Saturday, December 1, 2012

Linux Basics

I thought I knew something about Linux. All confident in my knowledge. But I didn't know Jack - still don't. But as I was reading the LPIC (Linux Professional Institute Certification) Study Guide I learned a lot. A LOT! Holy moly that book kicks ass. Now I just want to share a little of what I learned.

I'm still in the first chapter - where they're going over some of the command line tools. They go over cat, tac, less and more, expand and much more. Just the bash history tricks alone were worth the read.

Some of the things I didn't know: Ctrl-R  brings up a reverse search of bash history. While editing a line in bash history Ctrl-K deletes all text to the end of the line and Ctrl-X and Backspace deletes to the beginning of the line. Arguably the coolest command I came across was Ctrl-X Ctrl-E which edits the line in your editor (in my case it's vim).
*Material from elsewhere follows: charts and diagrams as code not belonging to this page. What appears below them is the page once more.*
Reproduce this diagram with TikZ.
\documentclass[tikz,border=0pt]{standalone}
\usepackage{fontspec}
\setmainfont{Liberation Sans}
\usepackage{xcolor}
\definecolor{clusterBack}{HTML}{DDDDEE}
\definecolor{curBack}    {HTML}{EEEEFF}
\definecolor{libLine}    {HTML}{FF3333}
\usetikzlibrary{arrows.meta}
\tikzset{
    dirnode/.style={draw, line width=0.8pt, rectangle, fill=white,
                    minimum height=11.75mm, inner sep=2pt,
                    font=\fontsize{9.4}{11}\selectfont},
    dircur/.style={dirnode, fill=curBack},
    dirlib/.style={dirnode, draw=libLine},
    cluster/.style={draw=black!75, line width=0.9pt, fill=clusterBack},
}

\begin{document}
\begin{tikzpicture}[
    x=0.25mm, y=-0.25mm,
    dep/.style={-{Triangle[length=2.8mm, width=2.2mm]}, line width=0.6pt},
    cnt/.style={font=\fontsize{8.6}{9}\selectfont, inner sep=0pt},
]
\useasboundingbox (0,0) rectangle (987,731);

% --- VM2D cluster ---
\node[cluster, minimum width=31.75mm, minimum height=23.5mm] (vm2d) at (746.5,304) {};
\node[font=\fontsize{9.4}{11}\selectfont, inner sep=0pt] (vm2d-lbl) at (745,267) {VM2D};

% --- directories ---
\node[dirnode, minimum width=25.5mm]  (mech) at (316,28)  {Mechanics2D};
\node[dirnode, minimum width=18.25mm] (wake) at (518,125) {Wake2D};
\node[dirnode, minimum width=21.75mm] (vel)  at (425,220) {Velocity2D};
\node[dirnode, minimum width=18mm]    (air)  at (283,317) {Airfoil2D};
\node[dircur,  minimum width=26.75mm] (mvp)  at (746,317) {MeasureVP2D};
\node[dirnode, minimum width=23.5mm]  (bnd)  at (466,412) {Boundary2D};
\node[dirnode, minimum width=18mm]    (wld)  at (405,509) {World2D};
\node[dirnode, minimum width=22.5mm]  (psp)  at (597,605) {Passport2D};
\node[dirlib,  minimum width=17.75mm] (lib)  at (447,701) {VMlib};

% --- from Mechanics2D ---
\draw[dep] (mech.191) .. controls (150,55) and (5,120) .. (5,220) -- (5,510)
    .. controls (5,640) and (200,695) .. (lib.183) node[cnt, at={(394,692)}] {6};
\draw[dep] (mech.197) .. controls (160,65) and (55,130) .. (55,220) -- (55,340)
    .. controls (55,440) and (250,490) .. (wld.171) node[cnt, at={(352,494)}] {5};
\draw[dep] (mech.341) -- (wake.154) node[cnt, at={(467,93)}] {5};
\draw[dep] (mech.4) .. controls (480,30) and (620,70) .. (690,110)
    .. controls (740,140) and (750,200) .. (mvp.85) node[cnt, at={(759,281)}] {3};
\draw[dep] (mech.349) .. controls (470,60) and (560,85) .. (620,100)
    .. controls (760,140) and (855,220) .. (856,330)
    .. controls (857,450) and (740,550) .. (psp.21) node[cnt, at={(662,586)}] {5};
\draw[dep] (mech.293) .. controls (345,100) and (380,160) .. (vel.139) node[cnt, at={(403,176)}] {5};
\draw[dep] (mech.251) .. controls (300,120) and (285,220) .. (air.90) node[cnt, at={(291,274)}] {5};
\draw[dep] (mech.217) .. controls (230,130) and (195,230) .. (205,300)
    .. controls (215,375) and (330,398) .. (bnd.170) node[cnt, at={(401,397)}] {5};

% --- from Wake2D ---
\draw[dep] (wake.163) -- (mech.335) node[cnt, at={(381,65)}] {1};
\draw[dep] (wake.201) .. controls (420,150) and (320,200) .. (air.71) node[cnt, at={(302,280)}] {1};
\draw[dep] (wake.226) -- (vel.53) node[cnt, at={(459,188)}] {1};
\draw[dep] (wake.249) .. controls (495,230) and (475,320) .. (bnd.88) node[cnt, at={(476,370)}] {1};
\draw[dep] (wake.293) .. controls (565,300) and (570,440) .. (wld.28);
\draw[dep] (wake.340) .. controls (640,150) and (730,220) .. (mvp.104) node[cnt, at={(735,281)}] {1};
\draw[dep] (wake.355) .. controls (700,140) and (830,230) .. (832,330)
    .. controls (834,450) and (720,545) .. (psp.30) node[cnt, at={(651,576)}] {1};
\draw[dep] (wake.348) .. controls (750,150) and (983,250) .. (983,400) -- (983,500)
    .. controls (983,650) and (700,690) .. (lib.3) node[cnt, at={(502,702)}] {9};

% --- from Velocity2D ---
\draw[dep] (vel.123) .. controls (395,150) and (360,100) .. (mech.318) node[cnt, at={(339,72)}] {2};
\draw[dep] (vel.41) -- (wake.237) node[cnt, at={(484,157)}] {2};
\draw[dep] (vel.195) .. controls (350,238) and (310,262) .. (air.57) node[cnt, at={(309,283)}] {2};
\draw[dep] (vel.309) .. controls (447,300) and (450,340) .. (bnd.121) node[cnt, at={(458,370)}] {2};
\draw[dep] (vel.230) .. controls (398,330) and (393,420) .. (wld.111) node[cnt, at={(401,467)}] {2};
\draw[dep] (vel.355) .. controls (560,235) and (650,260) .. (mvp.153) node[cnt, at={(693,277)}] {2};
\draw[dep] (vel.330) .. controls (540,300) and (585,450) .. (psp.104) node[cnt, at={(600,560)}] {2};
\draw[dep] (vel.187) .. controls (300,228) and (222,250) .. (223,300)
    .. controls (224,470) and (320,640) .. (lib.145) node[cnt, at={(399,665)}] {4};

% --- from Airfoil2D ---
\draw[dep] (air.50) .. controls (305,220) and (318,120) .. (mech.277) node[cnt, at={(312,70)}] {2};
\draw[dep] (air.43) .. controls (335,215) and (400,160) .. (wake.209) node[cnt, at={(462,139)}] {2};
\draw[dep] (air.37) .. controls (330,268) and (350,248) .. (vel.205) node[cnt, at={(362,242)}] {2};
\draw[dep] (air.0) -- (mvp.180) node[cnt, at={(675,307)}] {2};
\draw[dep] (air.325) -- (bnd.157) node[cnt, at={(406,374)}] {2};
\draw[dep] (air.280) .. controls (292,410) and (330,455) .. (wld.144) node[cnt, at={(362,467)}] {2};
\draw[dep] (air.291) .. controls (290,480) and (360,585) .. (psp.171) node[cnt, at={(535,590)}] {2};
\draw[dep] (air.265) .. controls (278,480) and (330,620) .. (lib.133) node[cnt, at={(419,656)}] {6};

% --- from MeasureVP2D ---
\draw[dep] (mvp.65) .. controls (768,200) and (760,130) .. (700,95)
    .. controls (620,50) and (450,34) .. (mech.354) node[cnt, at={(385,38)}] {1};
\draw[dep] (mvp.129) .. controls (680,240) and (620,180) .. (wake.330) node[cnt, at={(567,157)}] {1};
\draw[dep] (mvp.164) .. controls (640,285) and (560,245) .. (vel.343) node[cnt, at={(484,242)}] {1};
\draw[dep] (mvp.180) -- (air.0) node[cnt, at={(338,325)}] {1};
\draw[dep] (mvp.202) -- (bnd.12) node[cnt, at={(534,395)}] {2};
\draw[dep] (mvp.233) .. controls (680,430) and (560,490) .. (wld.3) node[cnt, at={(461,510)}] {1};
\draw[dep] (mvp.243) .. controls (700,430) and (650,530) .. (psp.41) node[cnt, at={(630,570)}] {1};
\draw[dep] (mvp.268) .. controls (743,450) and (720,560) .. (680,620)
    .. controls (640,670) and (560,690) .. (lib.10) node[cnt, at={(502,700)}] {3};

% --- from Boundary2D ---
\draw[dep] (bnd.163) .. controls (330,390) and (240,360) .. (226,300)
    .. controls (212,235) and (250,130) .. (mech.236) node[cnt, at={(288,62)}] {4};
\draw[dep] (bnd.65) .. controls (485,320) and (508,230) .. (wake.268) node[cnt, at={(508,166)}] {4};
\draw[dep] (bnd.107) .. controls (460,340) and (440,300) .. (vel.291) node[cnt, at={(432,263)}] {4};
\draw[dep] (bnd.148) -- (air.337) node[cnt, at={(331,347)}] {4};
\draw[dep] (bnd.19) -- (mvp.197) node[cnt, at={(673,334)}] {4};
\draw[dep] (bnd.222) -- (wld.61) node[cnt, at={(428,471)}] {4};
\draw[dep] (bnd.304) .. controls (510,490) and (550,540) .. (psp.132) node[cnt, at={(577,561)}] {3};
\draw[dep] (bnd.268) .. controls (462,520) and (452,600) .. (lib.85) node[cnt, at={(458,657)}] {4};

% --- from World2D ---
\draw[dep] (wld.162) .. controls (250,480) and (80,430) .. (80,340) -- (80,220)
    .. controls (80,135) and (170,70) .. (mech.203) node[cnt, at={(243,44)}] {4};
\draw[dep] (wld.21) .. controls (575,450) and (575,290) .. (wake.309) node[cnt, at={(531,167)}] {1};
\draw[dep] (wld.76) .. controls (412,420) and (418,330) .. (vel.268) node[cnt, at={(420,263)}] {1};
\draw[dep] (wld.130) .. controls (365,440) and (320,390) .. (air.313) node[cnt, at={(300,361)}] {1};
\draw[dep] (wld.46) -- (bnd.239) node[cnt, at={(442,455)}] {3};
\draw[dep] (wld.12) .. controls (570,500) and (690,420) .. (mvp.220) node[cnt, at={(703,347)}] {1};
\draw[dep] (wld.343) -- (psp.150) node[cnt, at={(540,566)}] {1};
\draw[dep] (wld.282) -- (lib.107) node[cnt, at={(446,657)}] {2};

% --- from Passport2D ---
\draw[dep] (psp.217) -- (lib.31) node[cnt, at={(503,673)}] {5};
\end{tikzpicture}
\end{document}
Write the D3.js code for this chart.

Cool, right!

The book describes pipes, streams and redirection, then goes on with introductions to cat, tac, head, tail, join, paste, expand, unexpand, od, sort, split, tr, uniq, fmt, tr, pr, nl, tee, more, less, wc and cut. They are just getting ready to finish off the first chapter with regular expressions using grep and sed. What a great book. Yeah, man is good and all, but man pages seem to be written for people who write man pages, not regular people. This LPIC book is written for regular people - or people like me, at least.

I think I'm going to read it again. So far, it's yielded this command: ps auxx | grep -i "$1"|grep -v 'grep\|find'| tr -s ' ' | cut -d ' ' -f 2 which I named findPID, made executable (chmod +x findPID) and stuck in my ~/bin directory (which btw is already in my $PATH). I wrote this because I was going to change my watch-emerge script to quit when emerge was done. If I know the PID of emerge - which is the end product of 'findPID emerge' - I can do: tail --pid=`ps auxx| grep -i emerge | grep -v 'grep\|watch' | tr -s ' ' | cut -d ' ' -f 2` -f /var/log/emerge.log. That's the best, most complicated command I've ever written.

And one more command that I'll write here, just so it sticks in my head a little better. You can do $cat > file.txt to send standard input to file.txt. What used to be the DOS copy con command. I'm glad I found that book.